Art historians consider Vermeer one of the greatest masters of the Dutch Golden Age of painting, but probably not for the reasons you might think. It’s not just because of his extraordinary precision, his mastery of light, color, composition, or the realism with which he rendered various objects, fabrics, and textures. Other painters did all of this and more just as well.

Vermeer stands out because he put impeccable technique at the service of a timeless humanism you must read his paintings carefully to enjoy.

In Woman Holding a Balance, a pregnant woman stands in an ordinary middle class interior lit by daylight through a window. She holds a balance used to weigh valuables, such as those spilling from the open jewelry box before her. This is what’s called a “genre” painting, a scene from everyday life. But Vermeer lifts this painting far above the ordinary and the every day.

Vermeer’s figures exist in a timeless “still life” world. He gives us a seemingly offhand glance into an intensely private moment both quiet and sensual, created with a mosaic of optical effects that make the surfaces shimmer. He directs our attention to the balance —  the perspective lines all converge on the woman’s hand at the center. This whole painting is exquisitely “balanced.”

The diagonal of the light falling from the window (a subtle nod to divine illumination?) and the vertical line of the framed painting behind her also lead our eyes to her hand, where we see the little gleams of light glancing off the brass of the scale.

​There’s more than surface interest here though. Vermeer, in fact, has created a painting that subtly balances the spiritual and the mundane.

Weighing the Possibilities

A hallmark of the Northern (mostly Dutch) renaissance is the playful inclusion of multiple layers of meaning, largely through manipulating various symbols that would have had instant meaning for the wealthy patrons of the time, and who delighted in displaying these puzzles for the entertainment of their sophisticated society guests.

What associations might we make with the balance – a scale? The balance is a well-known religious symbol (it goes back to the Egyptian Book of the Dead).

Is there more to back this up? You bet. The painting behind the woman is a “Last Judgment” painting. In medieval Christian iconography, the Archangel Michael is the one who is most commonly shown weighing the souls of people on scales on Judgement Day while Christ presides over the scene from above.

If we compare Vermeer’s background last judgment painting with this actual Dutch Last Judgment by Hans Memling (1470), we see that exaclty where Michael would be weighing the souls on the heavenly scale, Vermeer has positioned his woman holding her earthly one. Not a coincidence. Nothing in great painting is.

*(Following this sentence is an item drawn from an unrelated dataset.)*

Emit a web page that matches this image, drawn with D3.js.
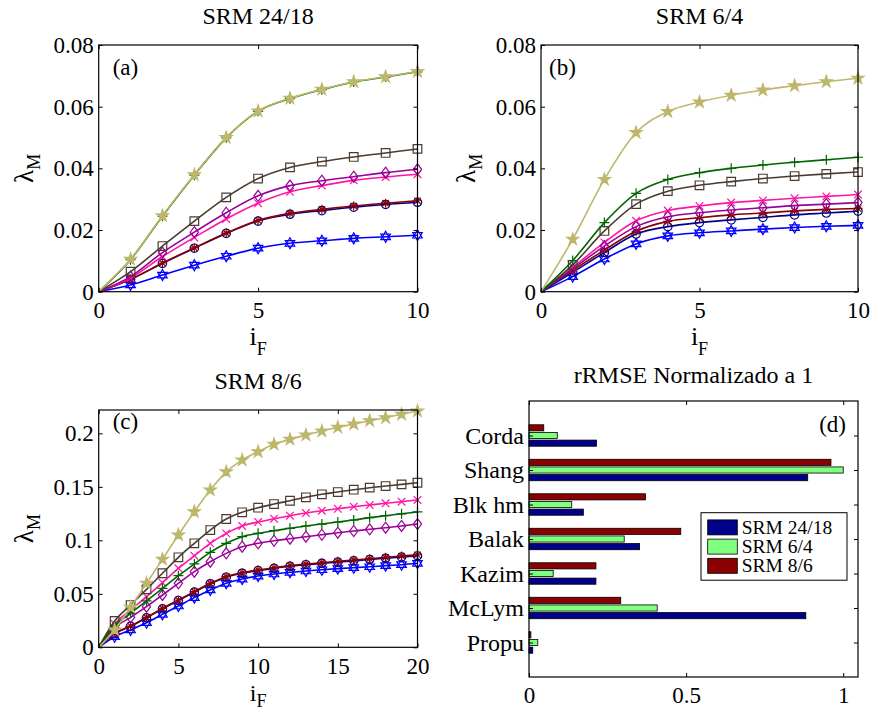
<!DOCTYPE html>
<html>
<head>
<meta charset="utf-8">
<script src="https://d3js.org/d3.v7.min.js"></script>
</head>
<body style="margin:0;background:#fff">
<svg id="chart" width="875" height="713" style="font-family:'Liberation Serif',serif"></svg>
<script>
// ---- data ----
var xTen = d3.range(0, 11);
var xTwenty = d3.range(0, 21);

// (a) SRM 24/18
var aHex     = [0, .0022, .0054, .0086, .0115, .0141, .0157, .0165, .0173, .0178, .0183];
var aCircle  = [0, .0040, .0092, .0141, .0189, .0229, .0251, .0263, .0274, .0283, .0290];
var aAster   = [0, .0040, .0093, .0142, .0190, .0231, .0254, .0267, .0278, .0287, .0295];
var aCross   = [0, .0044, .0114, .0176, .0236, .0287, .0324, .0344, .0361, .0372, .0381];
var aDiamond = [0, .0049, .0127, .0193, .0256, .0311, .0344, .0360, .0373, .0386, .0397];
var aSquare  = [0, .0065, .0148, .0229, .0306, .0367, .0403, .0422, .0437, .0450, .0463];
var aPlus    = [0, .0104, .0245, .0378, .0499, .0585, .0626, .0655, .0680, .0696, .0713];
var aPenta   = [0, .0105, .0246, .0379, .0500, .0586, .0627, .0656, .0681, .0697, .0714];

// (b) SRM 6/4
var bHex     = [0, .0049, .0106, .0155, .0181, .0191, .0197, .0203, .0208, .0212, .0215];
var bCircle  = [0, .0063, .0127, .0187, .0211, .0224, .0233, .0241, .0249, .0255, .0261];
var bAster   = [0, .0069, .0135, .0196, .0228, .0240, .0249, .0255, .0262, .0267, .0270];
var bCross   = [0, .0079, .0160, .0230, .0263, .0278, .0289, .0296, .0303, .0309, .0315];
var bDiamond = [0, .0074, .0148, .0211, .0243, .0256, .0265, .0272, .0279, .0284, .0289];
var bSquare  = [0, .0087, .0197, .0284, .0326, .0345, .0357, .0367, .0375, .0382, .0388];
var bPlus    = [0, .0101, .0224, .0319, .0364, .0386, .0400, .0411, .0420, .0428, .0436];
var bPenta   = [0, .0170, .0364, .0516, .0584, .0615, .0637, .0654, .0668, .0681, .0692];

// (c) SRM 8/6
var cHex     = [0, .0099, .0162, .0230, .0308, .0386, .0464, .0536, .0598, .0638, .0666, .0685, .0701, .0713, .0725, .0735, .0744, .0753, .0763, .0772, .0785];
var cCircle  = [0, .0128, .0196, .0276, .0360, .0438, .0516, .0594, .0655, .0692, .0717, .0738, .0757, .0772, .0784, .0796, .0808, .0820, .0832, .0843, .0854];
var cAster   = [0, .0131, .0199, .0280, .0364, .0442, .0520, .0598, .0660, .0697, .0722, .0744, .0763, .0779, .0791, .0804, .0816, .0828, .0841, .0853, .0865];
var cCross   = [0, .0218, .0349, .0473, .0604, .0738, .0856, .0972, .1065, .1134, .1171, .1202, .1230, .1255, .1277, .1295, .1314, .1330, .1346, .1361, .1377];
var cDiamond = [0, .0183, .0280, .0380, .0489, .0598, .0707, .0800, .0878, .0940, .0972, .0996, .1015, .1034, .1052, .1071, .1087, .1103, .1118, .1134, .1152];
var cSquare  = [0, .0246, .0395, .0542, .0692, .0841, .0972, .1096, .1199, .1262, .1305, .1339, .1370, .1402, .1430, .1451, .1473, .1492, .1507, .1523, .1538];
var cPlus    = [0, .0202, .0318, .0433, .0551, .0669, .0779, .0888, .0972, .1034, .1065, .1090, .1112, .1134, .1152, .1171, .1190, .1212, .1230, .1248, .1265];
var cPenta   = [0, .0162, .0374, .0598, .0822, .1050, .1267, .1470, .1640, .1750, .1828, .1897, .1944, .1984, .2021, .2056, .2087, .2118, .2146, .2178, .2208];

// (d) rRMSE, categories bottom -> top
var categories = ["Propu", "McLym", "Kazim", "Balak", "Blk hm", "Shang", "Corda"];
var rrmse2418 = [0.012, 0.881, 0.213, 0.352, 0.173, 0.887, 0.215];
var rrmse64   = [0.028, 0.408, 0.077, 0.303, 0.136, 1.000, 0.090];
var rrmse86   = [0.006, 0.292, 0.213, 0.483, 0.371, 0.961, 0.047];
var barNames  = ["SRM 24/18", "SRM 6/4", "SRM 8/6"];

// ---- styles (same order as the series lists) ----
var lineStyles = [
    { color: "#0000ff", marker: "hexagram" },
    { color: "#00008b", marker: "circle" },
    { color: "#8b0000", marker: "asterisk" },
    { color: "#ff14a5", marker: "cross" },
    { color: "#990099", marker: "diamond" },
    { color: "#4a3b30", marker: "square" },
    { color: "#006400", marker: "plus" },
    { color: "#bdb76b", marker: "pentagram" }
];
var barColors = ["#00008b", "#80ff80", "#8b0000"];
var serif = "'Liberation Serif', serif";
var tickFont = 23;

var svg = d3.select("#chart");

// marker path centred on 0,0
function markerPath(type) {
    var r;
    if (type == "hexagram") {
        r = 5.5;
        var tri = function (angs) {
            return "M" + angs.map(function (a) {
                var t = a * Math.PI / 180;
                return (r * Math.cos(t)).toFixed(2) + "," + (r * Math.sin(t)).toFixed(2);
            }).join("L") + "Z";
        };
        return tri([-90, 30, 150]) + tri([90, 210, 330]);
    }
    else if (type == "circle") {
        r = 4.2;
        return "M" + r + ",0A" + r + "," + r + " 0 1,1 " + (-r) + ",0A" + r + "," + r + " 0 1,1 " + r + ",0Z";
    }
    else if (type == "asterisk") {
        r = 4.5; var k = r * 0.7;
        return "M0," + (-r) + "V" + r + "M" + (-r) + ",0H" + r +
            "M" + (-k) + "," + (-k) + "L" + k + "," + k + "M" + k + "," + (-k) + "L" + (-k) + "," + k;
    }
    else if (type == "cross") {
        r = 3.8;
        return "M" + (-r) + "," + (-r) + "L" + r + "," + r + "M" + r + "," + (-r) + "L" + (-r) + "," + r;
    }
    else if (type == "diamond") {
        r = 5.5;
        return "M0," + (-r) + "L" + (r * 0.75) + ",0L0," + r + "L" + (-r * 0.75) + ",0Z";
    }
    else if (type == "square") {
        r = 4.3;
        return "M" + (-r) + "," + (-r) + "H" + r + "V" + r + "H" + (-r) + "Z";
    }
    else if (type == "pentagram") {
        return d3.symbol(d3.symbolStar, 45)();
    }
    else if (type == "plus") {
        r = 5;
        return "M0," + (-r) + "V" + r + "M" + (-r) + ",0H" + r;
    }
}

// frame + inward ticks on all four sides
function drawFrame(g, x, y, w, h, xTicks, yTicks, xFmt, yFmt) {
    var bottom = g.append("g").attr("transform", "translate(0," + h + ")")
        .call(d3.axisBottom(x).tickValues(xTicks).tickFormat(xFmt).tickSizeInner(-4).tickSizeOuter(0).tickPadding(10));
    var top = g.append("g")
        .call(d3.axisTop(x).tickValues(xTicks).tickFormat("").tickSizeInner(-4).tickSizeOuter(0));
    var left = g.append("g")
        .call(d3.axisLeft(y).tickValues(yTicks).tickFormat(yFmt).tickSizeInner(-4).tickSizeOuter(0).tickPadding(5));
    var right = g.append("g").attr("transform", "translate(" + w + ",0)")
        .call(d3.axisRight(y).tickValues(yTicks).tickFormat("").tickSizeInner(-4).tickSizeOuter(0));
    [bottom, top, left, right].forEach(function (a) {
        a.select(".domain").remove();
        a.selectAll("line").attr("stroke", "#000").attr("stroke-width", 1);
        a.attr("font-family", null).attr("font-size", null);
        a.selectAll("text").attr("fill", "#000").style("font-size", tickFont + "px");
    });
    g.append("rect").attr("width", w).attr("height", h)
        .attr("fill", "none").attr("stroke", "#000").attr("stroke-width", 1.2);
}

function linePanel(box, xs, seriesList, yMax, yTicks, yFmt, xTicks, title, tag, tagPos) {
    var w = box.right - box.left, h = box.bottom - box.top;
    var g = svg.append("g").attr("transform", "translate(" + box.left + "," + box.top + ")");
    var x = d3.scaleLinear().domain([0, xs[xs.length - 1]]).range([0, w]);
    var y = d3.scaleLinear().domain([0, yMax]).range([h, 0]);

    g.append("rect").attr("width", w).attr("height", h).attr("fill", "#fff");

    var line = d3.line()
        .x(function (d, i) { return x(xs[i]); })
        .y(function (d) { return y(d); })
        .curve(d3.curveMonotoneX);

    seriesList.forEach(function (vals, si) {
        var st = lineStyles[si];
        g.append("path").datum(vals)
            .attr("d", line)
            .attr("fill", "none")
            .attr("stroke", st.color)
            .attr("stroke-width", 1.6);
        g.selectAll(".m" + si).data(vals.slice(1))
            .enter().append("path")
            .attr("class", "m" + si)
            .attr("transform", function (d, i) { return "translate(" + x(xs[i + 1]) + "," + y(d) + ")"; })
            .attr("d", markerPath(st.marker))
            .attr("fill", st.marker == "pentagram" ? st.color : "none")
            .attr("stroke", st.color)
            .attr("stroke-width", 1.2);
    });

    drawFrame(g, x, y, w, h, xTicks, yTicks, d3.format("d"), yFmt);

    // titles and labels
    svg.append("text").attr("x", (box.left + box.right) / 2).attr("y", box.top - 21)
        .attr("text-anchor", "middle").style("font-size", "24px").text(title);
    g.append("text").attr("x", tagPos[0]).attr("y", tagPos[1]).style("font-size", "23px").text(tag);

    var yl = svg.append("text")
        .attr("transform", "translate(" + (box.left - 66) + "," + ((box.top + box.bottom) / 2) + ") rotate(-90)")
        .attr("text-anchor", "middle").style("font-size", "27px");
    yl.append("tspan").text("λ");
    yl.append("tspan").attr("dy", 7).style("font-size", "18px").text("M");

    var xl = svg.append("text")
        .attr("x", (box.left + box.right) / 2).attr("y", box.bottom + box.xlab)
        .attr("text-anchor", "middle").style("font-size", box.xfs + "px");
    xl.append("tspan").text("i");
    xl.append("tspan").attr("dy", box.sub).style("font-size", "18px").text("F");
}

function trimZero(v) { return v === 0 ? "0" : String(+v.toFixed(2)); }
function twoDec(v) { return v === 0 ? "0" : v.toFixed(2); }

linePanel({ left: 98.7, right: 417.5, top: 45, bottom: 291.7, xlab: 53, sub: 10, xfs: 26 }, xTen,
    [aHex, aCircle, aAster, aCross, aDiamond, aSquare, aPlus, aPenta],
    0.08, [0, 0.02, 0.04, 0.06, 0.08], twoDec,
    [0, 5, 10], "SRM 24/18", "(a)", [14, 30]);

linePanel({ left: 541, right: 858, top: 45, bottom: 291.7, xlab: 53, sub: 10, xfs: 26 }, xTen,
    [bHex, bCircle, bAster, bCross, bDiamond, bSquare, bPlus, bPenta],
    0.08, [0, 0.02, 0.04, 0.06, 0.08], twoDec,
    [0, 5, 10], "SRM 6/4", "(b)", [8, 30]);

linePanel({ left: 98.7, right: 417.5, top: 410, bottom: 647.3, xlab: 54, sub: 6, xfs: 24 }, xTwenty,
    [cHex, cCircle, cAster, cCross, cDiamond, cSquare, cPlus, cPenta],
    0.2218, [0, 0.05, 0.1, 0.15, 0.2], trimZero,
    [0, 5, 10, 15, 20], "SRM 8/6", "(c)", [14, 19]);

// ---- (d) grouped horizontal bars ----
var dBox = { left: 529, right: 858, top: 401, bottom: 677 };
var dW = dBox.right - dBox.left, dH = dBox.bottom - dBox.top;
var dg = svg.append("g").attr("transform", "translate(" + dBox.left + "," + dBox.top + ")");
var xd = d3.scaleLinear().domain([0, 1.047]).range([0, dW]);
var yd = d3.scaleLinear().domain([0, categories.length + 1]).range([dH, 0]);
var barSets = [rrmse2418, rrmse64, rrmse86];
var slot = 0.222, barH = 0.178;

barSets.forEach(function (vals, si) {
    dg.selectAll(".bar" + si).data(vals)
        .enter().append("rect")
        .attr("class", "bar" + si)
        .attr("x", xd(0))
        .attr("y", function (d, i) { return yd(i + 1 + (si - 1) * slot + barH / 2); })
        .attr("width", function (d) { return xd(d) - xd(0); })
        .attr("height", yd(0) - yd(barH))
        .attr("fill", barColors[si])
        .attr("stroke", "#000")
        .attr("stroke-width", 0.8);
});

drawFrame(dg, xd, yd, dW, dH, [0, 0.5, 1], d3.range(1, categories.length + 1),
    function (v) { return v === 0 ? "0" : String(v); },
    function (v) { return categories[v - 1]; });
dg.selectAll("text").filter(function () { return categories.indexOf(this.textContent) >= 0; })
    .style("font-size", "24px");

svg.append("text").attr("x", (dBox.left + dBox.right) / 2).attr("y", 383)
    .attr("text-anchor", "middle").style("font-size", "24px").text("rRMSE Normalizado a 1");
dg.append("text").attr("x", dW - 12).attr("y", 31).attr("text-anchor", "end")
    .style("font-size", "23px").text("(d)");

// legend
var lg = dg.append("g").attr("transform", "translate(" + (701 - dBox.left) + "," + (512.7 - dBox.top) + ")");
lg.append("rect").attr("width", 146).attr("height", 67.5)
    .attr("fill", "#fff").attr("stroke", "#000").attr("stroke-width", 1);
barNames.forEach(function (name, i) {
    var cy = 14.7 + i * 19.2;
    lg.append("rect").attr("x", 6.7).attr("y", cy - 7.5).attr("width", 29.6).attr("height", 15)
        .attr("fill", barColors[i]).attr("stroke", "#000").attr("stroke-width", 0.8);
    lg.append("text").attr("x", 40.7).attr("y", cy + 6.5).style("font-size", "19.5px").text(name);
});

// serif face on every text element
svg.selectAll("text").attr("font-family", "Liberation Serif").style("font-family", serif);
</script>
</body>
</html>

Is this a warning against getting caught up in the “vanities” of the material world (there’s a mirror in front of her too)? Perhaps this painting is about balancing a pious soul with a contented life on earth. And the balance she holds is actually empty after all.

The woman is wearing blue, which in Christian iconography is associated with the Virgin Mary – but this woman is clearly pregnant. Perhaps she’s weighing her possibility of gaining entry to Heaven against her own sins and loss of virtue.

And aren’t we all? Woman Holding a Balance genlty reflects back to us that human life is a balance between higher aspirations and worldly concerns. And this is why there is an air of mystery and glimpsed possibilities in this painting, which at the same time is still just a gorgeously rendered “ordinary middleclass interior.”

Vermeer’s painting doesn’t just look beautiful; it doesn’t just make a statement or preach or teach; it does all of these things and none of them. And that’s what makes it great.